▶ _Given information_:
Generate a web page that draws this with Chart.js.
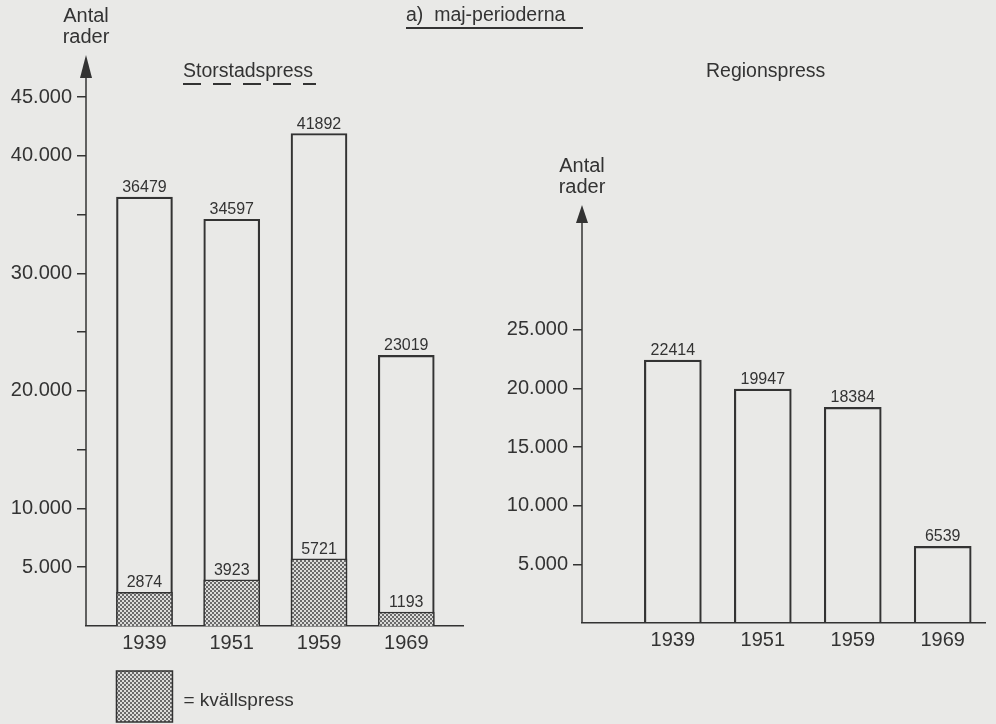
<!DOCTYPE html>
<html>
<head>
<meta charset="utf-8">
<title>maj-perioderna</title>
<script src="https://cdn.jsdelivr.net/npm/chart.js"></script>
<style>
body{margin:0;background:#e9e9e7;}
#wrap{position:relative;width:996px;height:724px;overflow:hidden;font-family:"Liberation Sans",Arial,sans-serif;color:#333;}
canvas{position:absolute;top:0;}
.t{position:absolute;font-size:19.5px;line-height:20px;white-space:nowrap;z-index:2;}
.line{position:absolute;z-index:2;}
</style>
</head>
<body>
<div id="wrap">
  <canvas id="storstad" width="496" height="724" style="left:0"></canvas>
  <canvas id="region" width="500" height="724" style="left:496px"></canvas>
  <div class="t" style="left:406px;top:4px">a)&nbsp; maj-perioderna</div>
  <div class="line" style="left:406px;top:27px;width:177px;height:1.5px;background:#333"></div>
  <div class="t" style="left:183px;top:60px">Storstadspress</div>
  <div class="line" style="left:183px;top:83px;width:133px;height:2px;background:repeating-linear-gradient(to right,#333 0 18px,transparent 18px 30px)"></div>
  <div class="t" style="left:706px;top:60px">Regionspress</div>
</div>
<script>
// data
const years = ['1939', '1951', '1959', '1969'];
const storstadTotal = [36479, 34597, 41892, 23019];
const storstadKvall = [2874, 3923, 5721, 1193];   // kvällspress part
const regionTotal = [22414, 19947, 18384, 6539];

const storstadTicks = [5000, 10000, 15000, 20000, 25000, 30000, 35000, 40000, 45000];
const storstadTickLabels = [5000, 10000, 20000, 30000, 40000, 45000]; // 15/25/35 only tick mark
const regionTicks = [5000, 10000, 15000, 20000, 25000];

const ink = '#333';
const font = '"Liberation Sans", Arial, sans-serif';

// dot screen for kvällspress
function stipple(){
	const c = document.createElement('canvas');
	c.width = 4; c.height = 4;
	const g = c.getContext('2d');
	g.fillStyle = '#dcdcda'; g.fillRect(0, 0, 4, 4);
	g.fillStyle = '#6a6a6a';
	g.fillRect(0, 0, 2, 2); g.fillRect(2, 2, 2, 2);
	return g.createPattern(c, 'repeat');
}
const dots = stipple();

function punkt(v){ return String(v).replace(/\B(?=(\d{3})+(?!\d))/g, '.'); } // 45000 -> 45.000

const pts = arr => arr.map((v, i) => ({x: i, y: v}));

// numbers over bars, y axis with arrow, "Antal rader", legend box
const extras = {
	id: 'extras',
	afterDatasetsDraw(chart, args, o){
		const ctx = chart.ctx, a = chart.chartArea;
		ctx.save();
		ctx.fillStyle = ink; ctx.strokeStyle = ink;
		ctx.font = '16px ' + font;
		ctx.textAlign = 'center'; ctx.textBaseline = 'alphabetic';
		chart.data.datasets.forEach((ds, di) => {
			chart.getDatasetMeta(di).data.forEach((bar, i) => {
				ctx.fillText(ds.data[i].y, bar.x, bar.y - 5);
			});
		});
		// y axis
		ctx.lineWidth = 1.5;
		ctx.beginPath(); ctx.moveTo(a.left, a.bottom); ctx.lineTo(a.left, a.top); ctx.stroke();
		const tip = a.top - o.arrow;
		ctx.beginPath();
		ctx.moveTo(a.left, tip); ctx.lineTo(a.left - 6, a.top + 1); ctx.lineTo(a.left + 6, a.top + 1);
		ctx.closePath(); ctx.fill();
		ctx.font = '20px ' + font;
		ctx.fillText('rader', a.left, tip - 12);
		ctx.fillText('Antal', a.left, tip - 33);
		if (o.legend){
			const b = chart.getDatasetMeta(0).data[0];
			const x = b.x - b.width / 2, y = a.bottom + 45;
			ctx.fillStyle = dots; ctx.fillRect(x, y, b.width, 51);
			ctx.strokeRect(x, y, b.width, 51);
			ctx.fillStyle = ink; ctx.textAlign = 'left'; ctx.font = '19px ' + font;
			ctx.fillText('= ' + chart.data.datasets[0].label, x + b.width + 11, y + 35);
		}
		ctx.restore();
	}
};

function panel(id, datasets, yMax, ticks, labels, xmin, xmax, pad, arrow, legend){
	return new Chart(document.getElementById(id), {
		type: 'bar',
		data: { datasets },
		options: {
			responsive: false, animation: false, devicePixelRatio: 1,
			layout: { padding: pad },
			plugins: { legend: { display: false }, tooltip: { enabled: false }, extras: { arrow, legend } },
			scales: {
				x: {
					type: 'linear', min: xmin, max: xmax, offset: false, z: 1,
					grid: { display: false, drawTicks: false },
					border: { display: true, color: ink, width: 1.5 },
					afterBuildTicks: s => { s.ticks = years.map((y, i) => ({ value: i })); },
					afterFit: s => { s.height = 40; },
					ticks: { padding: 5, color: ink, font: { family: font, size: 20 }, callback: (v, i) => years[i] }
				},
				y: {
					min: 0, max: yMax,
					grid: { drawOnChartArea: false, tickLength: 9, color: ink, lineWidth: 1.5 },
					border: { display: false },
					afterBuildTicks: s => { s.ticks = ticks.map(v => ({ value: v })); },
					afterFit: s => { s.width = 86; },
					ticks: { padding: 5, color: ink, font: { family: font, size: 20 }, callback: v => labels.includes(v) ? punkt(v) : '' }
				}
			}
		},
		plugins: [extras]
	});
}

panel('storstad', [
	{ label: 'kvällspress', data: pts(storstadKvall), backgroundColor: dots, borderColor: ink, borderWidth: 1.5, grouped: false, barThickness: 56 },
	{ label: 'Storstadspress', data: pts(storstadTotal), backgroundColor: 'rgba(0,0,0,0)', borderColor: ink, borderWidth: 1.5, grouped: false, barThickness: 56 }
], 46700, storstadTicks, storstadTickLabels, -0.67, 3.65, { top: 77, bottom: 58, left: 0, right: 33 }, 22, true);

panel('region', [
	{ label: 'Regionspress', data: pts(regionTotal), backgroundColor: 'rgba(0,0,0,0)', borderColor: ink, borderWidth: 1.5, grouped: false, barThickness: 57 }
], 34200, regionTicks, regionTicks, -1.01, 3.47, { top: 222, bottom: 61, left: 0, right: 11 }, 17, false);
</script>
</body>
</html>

▶ _What is being asked_:
Leaving the pictures aside, transcribe the entire listing exactly.

▶ _Final result_:
Generate a web page that draws this with Chart.js.
<!DOCTYPE html>
<html>
<head>
<meta charset="utf-8">
<title>maj-perioderna</title>
<script src="https://cdn.jsdelivr.net/npm/chart.js"></script>
<style>
body{margin:0;background:#e9e9e7;}
#wrap{position:relative;width:996px;height:724px;overflow:hidden;font-family:"Liberation Sans",Arial,sans-serif;color:#333;}
canvas{position:absolute;top:0;}
.t{position:absolute;font-size:19.5px;line-height:20px;white-space:nowrap;z-index:2;}
.line{position:absolute;z-index:2;}
</style>
</head>
<body>
<div id="wrap">
  <canvas id="storstad" width="496" height="724" style="left:0"></canvas>
  <canvas id="region" width="500" height="724" style="left:496px"></canvas>
  <div class="t" style="left:406px;top:4px">a)&nbsp; maj-perioderna</div>
  <div class="line" style="left:406px;top:27px;width:177px;height:1.5px;background:#333"></div>
  <div class="t" style="left:183px;top:60px">Storstadspress</div>
  <div class="line" style="left:183px;top:83px;width:133px;height:2px;background:repeating-linear-gradient(to right,#333 0 18px,transparent 18px 30px)"></div>
  <div class="t" style="left:706px;top:60px">Regionspress</div>
</div>
<script>
// data
const years = ['1939', '1951', '1959', '1969'];
const storstadTotal = [36479, 34597, 41892, 23019];
const storstadKvall = [2874, 3923, 5721, 1193];   // kvällspress part
const regionTotal = [22414, 19947, 18384, 6539];

const storstadTicks = [5000, 10000, 15000, 20000, 25000, 30000, 35000, 40000, 45000];
const storstadTickLabels = [5000, 10000, 20000, 30000, 40000, 45000]; // 15/25/35 only tick mark
const regionTicks = [5000, 10000, 15000, 20000, 25000];

const ink = '#333';
const font = '"Liberation Sans", Arial, sans-serif';

// dot screen for kvällspress
function stipple(){
	const c = document.createElement('canvas');
	c.width = 4; c.height = 4;
	const g = c.getContext('2d');
	g.fillStyle = '#dcdcda'; g.fillRect(0, 0, 4, 4);
	g.fillStyle = '#6a6a6a';
	g.fillRect(0, 0, 2, 2); g.fillRect(2, 2, 2, 2);
	return g.createPattern(c, 'repeat');
}
const dots = stipple();

function punkt(v){ return String(v).replace(/\B(?=(\d{3})+(?!\d))/g, '.'); } // 45000 -> 45.000

const pts = arr => arr.map((v, i) => ({x: i, y: v}));

// numbers over bars, y axis with arrow, "Antal rader", legend box
const extras = {
	id: 'extras',
	afterDatasetsDraw(chart, args, o){
		const ctx = chart.ctx, a = chart.chartArea;
		ctx.save();
		ctx.fillStyle = ink; ctx.strokeStyle = ink;
		ctx.font = '16px ' + font;
		ctx.textAlign = 'center'; ctx.textBaseline = 'alphabetic';
		chart.data.datasets.forEach((ds, di) => {
			chart.getDatasetMeta(di).data.forEach((bar, i) => {
				ctx.fillText(ds.data[i].y, bar.x, bar.y - 5);
			});
		});
		// y axis
		ctx.lineWidth = 1.5;
		ctx.beginPath(); ctx.moveTo(a.left, a.bottom); ctx.lineTo(a.left, a.top); ctx.stroke();
		const tip = a.top - o.arrow;
		ctx.beginPath();
		ctx.moveTo(a.left, tip); ctx.lineTo(a.left - 6, a.top + 1); ctx.lineTo(a.left + 6, a.top + 1);
		ctx.closePath(); ctx.fill();
		ctx.font = '20px ' + font;
		ctx.fillText('rader', a.left, tip - 12);
		ctx.fillText('Antal', a.left, tip - 33);
		if (o.legend){
			const b = chart.getDatasetMeta(0).data[0];
			const x = b.x - b.width / 2, y = a.bottom + 45;
			ctx.fillStyle = dots; ctx.fillRect(x, y, b.width, 51);
			ctx.strokeRect(x, y, b.width, 51);
			ctx.fillStyle = ink; ctx.textAlign = 'left'; ctx.font = '19px ' + font;
			ctx.fillText('= ' + chart.data.datasets[0].label, x + b.width + 11, y + 35);
		}
		ctx.restore();
	}
};

function panel(id, datasets, yMax, ticks, labels, xmin, xmax, pad, arrow, legend){
	return new Chart(document.getElementById(id), {
		type: 'bar',
		data: { datasets },
		options: {
			responsive: false, animation: false, devicePixelRatio: 1,
			layout: { padding: pad },
			plugins: { legend: { display: false }, tooltip: { enabled: false }, extras: { arrow, legend } },
			scales: {
				x: {
					type: 'linear', min: xmin, max: xmax, offset: false, z: 1,
					grid: { display: false, drawTicks: false },
					border: { display: true, color: ink, width: 1.5 },
					afterBuildTicks: s => { s.ticks = years.map((y, i) => ({ value: i })); },
					afterFit: s => { s.height = 40; },
					ticks: { padding: 5, color: ink, font: { family: font, size: 20 }, callback: (v, i) => years[i] }
				},
				y: {
					min: 0, max: yMax,
					grid: { drawOnChartArea: false, tickLength: 9, color: ink, lineWidth: 1.5 },
					border: { display: false },
					afterBuildTicks: s => { s.ticks = ticks.map(v => ({ value: v })); },
					afterFit: s => { s.width = 86; },
					ticks: { padding: 5, color: ink, font: { family: font, size: 20 }, callback: v => labels.includes(v) ? punkt(v) : '' }
				}
			}
		},
		plugins: [extras]
	});
}

panel('storstad', [
	{ label: 'kvällspress', data: pts(storstadKvall), backgroundColor: dots, borderColor: ink, borderWidth: 1.5, grouped: false, barThickness: 56 },
	{ label: 'Storstadspress', data: pts(storstadTotal), backgroundColor: 'rgba(0,0,0,0)', borderColor: ink, borderWidth: 1.5, grouped: false, barThickness: 56 }
], 46700, storstadTicks, storstadTickLabels, -0.67, 3.65, { top: 77, bottom: 58, left: 0, right: 33 }, 22, true);

panel('region', [
	{ label: 'Regionspress', data: pts(regionTotal), backgroundColor: 'rgba(0,0,0,0)', borderColor: ink, borderWidth: 1.5, grouped: false, barThickness: 57 }
], 34200, regionTicks, regionTicks, -1.01, 3.47, { top: 222, bottom: 61, left: 0, right: 11 }, 17, false);
</script>
</body>
</html>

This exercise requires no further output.